# Tarmac SL4 vs Tarmac 2015



## aqualelaki (Sep 5, 2011)

Hi,
I'm in the market for S-Works Tarmac 2015. I'm looking for size 52 and have placed the order since August 2014 and I'm still waiting after 4 months. I was told that the challenge is that Specialized produces less for the smaller size unless it is size 54,56 or 58. 
Before placing the order, I test rode Tarmac Sport (just to make sure that's the right size) but never actually test ride S-Works Tarmac 2015.
Anyway, so I found S-Works SL4 (2014 model) at another bike shop. I test rode and like it and the shop can give me a good discount for that. 

But right now, I'm really curious the difference between SL4 and 2015 model. Does "Rider First Engineer" really make a difference? I even tried to call other stores in other city (200 miles from where I live) to see if they have size 52 in stock for 2015 model, but couldn't find any. If I ask this question to Specialized store then they will tell me the same from what I read in Specialized web site. 

I'm curious if anyone has tried both SL4 and 2015 and can share their experience.


----------



## MMsRepBike (Apr 1, 2014)

The 52 and 54 are almost identical. The reach is the same (1mm difference) and the stack is just a bit different (17mm).

Do you slam your stem all the way down to your headtube?
If not you can ride the 54 and fit it just fine. Promise.
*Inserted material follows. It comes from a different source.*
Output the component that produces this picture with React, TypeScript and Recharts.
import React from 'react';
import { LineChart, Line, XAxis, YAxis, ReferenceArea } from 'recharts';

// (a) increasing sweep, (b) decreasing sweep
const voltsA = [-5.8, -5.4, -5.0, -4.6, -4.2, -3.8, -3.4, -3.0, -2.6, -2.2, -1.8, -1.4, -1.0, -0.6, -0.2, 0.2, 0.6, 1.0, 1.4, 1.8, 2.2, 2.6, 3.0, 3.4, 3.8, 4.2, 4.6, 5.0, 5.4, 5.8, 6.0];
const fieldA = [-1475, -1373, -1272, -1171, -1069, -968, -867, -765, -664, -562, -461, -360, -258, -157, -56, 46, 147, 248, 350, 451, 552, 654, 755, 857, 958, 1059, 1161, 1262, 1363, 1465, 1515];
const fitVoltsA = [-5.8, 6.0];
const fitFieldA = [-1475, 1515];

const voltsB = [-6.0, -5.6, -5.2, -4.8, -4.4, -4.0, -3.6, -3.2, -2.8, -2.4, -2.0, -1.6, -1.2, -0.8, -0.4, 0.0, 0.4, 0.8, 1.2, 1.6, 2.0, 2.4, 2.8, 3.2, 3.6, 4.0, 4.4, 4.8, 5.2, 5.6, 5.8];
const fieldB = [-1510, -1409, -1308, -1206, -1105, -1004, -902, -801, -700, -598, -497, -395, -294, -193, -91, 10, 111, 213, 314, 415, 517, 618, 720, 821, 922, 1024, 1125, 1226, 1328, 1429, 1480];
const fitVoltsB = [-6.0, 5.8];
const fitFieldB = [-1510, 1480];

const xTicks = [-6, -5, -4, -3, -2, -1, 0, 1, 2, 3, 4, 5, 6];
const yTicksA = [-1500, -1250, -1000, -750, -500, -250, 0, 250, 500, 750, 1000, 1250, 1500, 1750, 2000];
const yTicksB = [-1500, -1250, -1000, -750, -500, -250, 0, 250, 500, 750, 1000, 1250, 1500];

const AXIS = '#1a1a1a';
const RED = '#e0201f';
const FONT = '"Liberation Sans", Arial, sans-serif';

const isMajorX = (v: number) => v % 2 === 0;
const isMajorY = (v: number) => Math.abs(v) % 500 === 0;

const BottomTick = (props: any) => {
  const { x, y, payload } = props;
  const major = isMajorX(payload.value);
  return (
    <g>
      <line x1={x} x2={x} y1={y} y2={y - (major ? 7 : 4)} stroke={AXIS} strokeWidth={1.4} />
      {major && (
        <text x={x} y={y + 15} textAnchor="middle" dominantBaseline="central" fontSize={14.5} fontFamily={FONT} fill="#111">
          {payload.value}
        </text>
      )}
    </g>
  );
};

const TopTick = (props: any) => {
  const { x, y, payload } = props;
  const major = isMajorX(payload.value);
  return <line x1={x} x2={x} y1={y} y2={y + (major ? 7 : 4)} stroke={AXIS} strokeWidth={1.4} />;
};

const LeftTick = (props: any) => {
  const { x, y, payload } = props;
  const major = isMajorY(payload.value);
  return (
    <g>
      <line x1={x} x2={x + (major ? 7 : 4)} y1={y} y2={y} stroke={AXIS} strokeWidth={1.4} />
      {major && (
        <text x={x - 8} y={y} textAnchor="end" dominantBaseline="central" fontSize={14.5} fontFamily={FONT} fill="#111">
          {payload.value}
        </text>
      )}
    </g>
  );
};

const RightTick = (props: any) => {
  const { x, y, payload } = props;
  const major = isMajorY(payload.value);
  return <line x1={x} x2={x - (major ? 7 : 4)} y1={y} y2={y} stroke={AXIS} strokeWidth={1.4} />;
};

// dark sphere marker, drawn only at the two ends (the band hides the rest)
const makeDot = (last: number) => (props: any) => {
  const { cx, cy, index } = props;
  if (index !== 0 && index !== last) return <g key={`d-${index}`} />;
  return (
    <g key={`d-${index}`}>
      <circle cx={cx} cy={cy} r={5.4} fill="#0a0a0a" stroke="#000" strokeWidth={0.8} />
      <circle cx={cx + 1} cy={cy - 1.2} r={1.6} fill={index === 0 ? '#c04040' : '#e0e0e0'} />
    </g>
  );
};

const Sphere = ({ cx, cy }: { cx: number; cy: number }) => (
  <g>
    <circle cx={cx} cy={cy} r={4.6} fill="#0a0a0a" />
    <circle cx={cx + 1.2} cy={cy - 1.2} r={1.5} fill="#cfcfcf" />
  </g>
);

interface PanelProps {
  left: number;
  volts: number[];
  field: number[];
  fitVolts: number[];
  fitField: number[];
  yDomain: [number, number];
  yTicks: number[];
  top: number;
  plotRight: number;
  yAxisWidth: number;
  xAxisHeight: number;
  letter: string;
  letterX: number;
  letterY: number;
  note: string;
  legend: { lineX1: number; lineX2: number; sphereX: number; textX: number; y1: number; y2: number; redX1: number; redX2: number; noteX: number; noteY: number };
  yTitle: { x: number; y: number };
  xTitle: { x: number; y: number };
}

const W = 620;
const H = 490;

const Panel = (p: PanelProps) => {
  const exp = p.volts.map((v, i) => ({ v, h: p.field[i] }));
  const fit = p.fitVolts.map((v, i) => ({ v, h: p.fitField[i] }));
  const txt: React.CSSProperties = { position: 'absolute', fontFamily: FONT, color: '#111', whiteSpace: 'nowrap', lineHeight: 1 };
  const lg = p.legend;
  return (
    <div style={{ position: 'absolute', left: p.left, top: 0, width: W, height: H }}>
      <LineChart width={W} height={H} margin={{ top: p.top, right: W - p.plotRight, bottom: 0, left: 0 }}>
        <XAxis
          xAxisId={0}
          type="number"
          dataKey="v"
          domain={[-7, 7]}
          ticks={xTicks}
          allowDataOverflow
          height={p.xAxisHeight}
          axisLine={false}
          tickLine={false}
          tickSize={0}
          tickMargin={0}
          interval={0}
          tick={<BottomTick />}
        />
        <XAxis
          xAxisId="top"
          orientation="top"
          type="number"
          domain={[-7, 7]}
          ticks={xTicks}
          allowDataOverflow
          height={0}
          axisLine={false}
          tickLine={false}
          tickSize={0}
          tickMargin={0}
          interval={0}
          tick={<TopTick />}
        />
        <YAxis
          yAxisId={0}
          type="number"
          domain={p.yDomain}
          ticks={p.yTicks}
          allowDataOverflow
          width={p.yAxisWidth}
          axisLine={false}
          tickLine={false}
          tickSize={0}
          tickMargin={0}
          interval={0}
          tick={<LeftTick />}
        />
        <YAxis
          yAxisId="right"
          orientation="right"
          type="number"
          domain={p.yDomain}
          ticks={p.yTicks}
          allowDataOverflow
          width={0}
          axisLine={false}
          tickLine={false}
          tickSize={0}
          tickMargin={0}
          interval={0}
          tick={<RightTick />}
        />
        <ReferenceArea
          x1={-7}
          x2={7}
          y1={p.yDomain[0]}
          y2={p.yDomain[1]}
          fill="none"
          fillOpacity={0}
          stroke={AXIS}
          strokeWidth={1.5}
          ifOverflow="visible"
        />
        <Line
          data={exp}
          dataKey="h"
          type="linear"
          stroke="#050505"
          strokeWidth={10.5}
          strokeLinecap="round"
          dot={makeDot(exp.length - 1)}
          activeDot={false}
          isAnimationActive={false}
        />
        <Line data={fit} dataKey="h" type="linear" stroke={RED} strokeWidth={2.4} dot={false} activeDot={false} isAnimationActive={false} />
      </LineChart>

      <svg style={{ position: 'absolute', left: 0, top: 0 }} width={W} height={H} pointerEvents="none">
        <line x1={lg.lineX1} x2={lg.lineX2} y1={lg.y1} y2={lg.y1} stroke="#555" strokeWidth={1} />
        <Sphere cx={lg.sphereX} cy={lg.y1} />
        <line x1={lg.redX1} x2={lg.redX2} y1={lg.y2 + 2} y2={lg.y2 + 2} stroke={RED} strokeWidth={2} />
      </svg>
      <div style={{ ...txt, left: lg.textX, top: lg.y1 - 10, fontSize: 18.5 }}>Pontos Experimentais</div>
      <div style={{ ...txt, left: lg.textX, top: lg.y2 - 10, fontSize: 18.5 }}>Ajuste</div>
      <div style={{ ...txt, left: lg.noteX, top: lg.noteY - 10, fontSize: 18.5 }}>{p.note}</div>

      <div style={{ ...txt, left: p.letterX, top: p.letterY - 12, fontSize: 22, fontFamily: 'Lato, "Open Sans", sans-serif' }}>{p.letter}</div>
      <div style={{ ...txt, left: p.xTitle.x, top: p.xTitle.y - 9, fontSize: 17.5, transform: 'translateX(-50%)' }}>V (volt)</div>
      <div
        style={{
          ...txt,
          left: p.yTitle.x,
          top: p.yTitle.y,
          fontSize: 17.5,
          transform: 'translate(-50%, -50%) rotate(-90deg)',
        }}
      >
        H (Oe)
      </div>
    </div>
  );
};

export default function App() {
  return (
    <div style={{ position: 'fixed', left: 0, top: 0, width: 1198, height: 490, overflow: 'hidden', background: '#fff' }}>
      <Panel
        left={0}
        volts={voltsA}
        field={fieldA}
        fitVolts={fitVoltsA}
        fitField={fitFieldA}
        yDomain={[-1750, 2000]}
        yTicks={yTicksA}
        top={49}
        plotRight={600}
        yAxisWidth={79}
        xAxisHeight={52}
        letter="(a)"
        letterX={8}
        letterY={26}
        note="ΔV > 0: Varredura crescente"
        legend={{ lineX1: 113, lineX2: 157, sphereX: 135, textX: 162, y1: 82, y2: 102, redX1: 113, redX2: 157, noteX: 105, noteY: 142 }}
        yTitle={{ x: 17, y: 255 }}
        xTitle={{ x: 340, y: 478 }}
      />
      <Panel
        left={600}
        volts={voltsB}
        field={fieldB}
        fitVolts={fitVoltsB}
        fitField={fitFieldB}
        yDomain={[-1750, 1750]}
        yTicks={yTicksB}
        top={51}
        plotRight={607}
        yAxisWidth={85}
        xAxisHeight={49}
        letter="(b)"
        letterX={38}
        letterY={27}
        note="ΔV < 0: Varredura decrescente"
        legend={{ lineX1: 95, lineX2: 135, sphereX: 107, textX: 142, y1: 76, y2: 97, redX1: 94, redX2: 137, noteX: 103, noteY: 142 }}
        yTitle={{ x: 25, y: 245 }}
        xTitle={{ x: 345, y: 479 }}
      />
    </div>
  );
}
For the 52 it should feel a bit softer and more compliant than the SL4 overall. For the 54 the rear triangle will be a bit softer but that's it.


----------



## aqualelaki (Sep 5, 2011)

MMsRepBike said:


> The 52 and 54 are almost identical. The reach is the same (1mm difference) and the stack is just a bit different (17mm).
> 
> Do you slam your stem all the way down to your headtube?
> If not you can ride the 54 and fit it just fine. Promise.


Yes, I slam my stem all the way down. Headtube is 120 vs 140, so it gives extra 2cm. The top tube is 537 vs 548. I believe I should be using 90mm stem, so I don't want to use a shorter stem (80mm) to compensate the length (it doesn't look good at all)


----------



## MMsRepBike (Apr 1, 2014)

The length of the tubes in meaningless when fitting a bike. It's stack and reach you need to be looking at. But if you slam your short stem on a 52 then you're dialed to that size it seems. If you like a stiff bike, the SL4 would be a better choice for you.


----------



## aqualelaki (Sep 5, 2011)

Yeah... I think I will be fit to size 52 for sure. I read that 2015 model is less stiffer than SL4 for a smaller size ( <56). It matters when turning while descending (this is what I read and saw the video from Specialized web site). But do I really notice a different? Anyway, thanks for your earlier suggestion.


----------



## MMsRepBike (Apr 1, 2014)

I have a 54 SL4. I climb a lot, like all the time, so the stiffer rear triangle is a benefit to me. The new one apparently would help me descend better but I doubt it. I think the smallest size, the 49 was the one with poor turning. They're both very similar. Color may be the biggest difference between the two in reality.


----------



## aqualelaki (Sep 5, 2011)

Yeah that's what my feeling about the difference between the two. It will be minor difference. The integrated seatpost clamp looks nice but I don't know how much vertical compliance will be added.


----------



## TricrossRich (Mar 26, 2014)

IMO... if you want to wait, wait.... but it doesn't sound like you do, so get the SL4 on a discount and use that 'found' money towards wheels or something else.... They're both awesome bike and I think at your size, the differences between SL4 and new Tarmac will be minimal.. I think only riders at the extreme end of the size spectrum will really feel a difference.


----------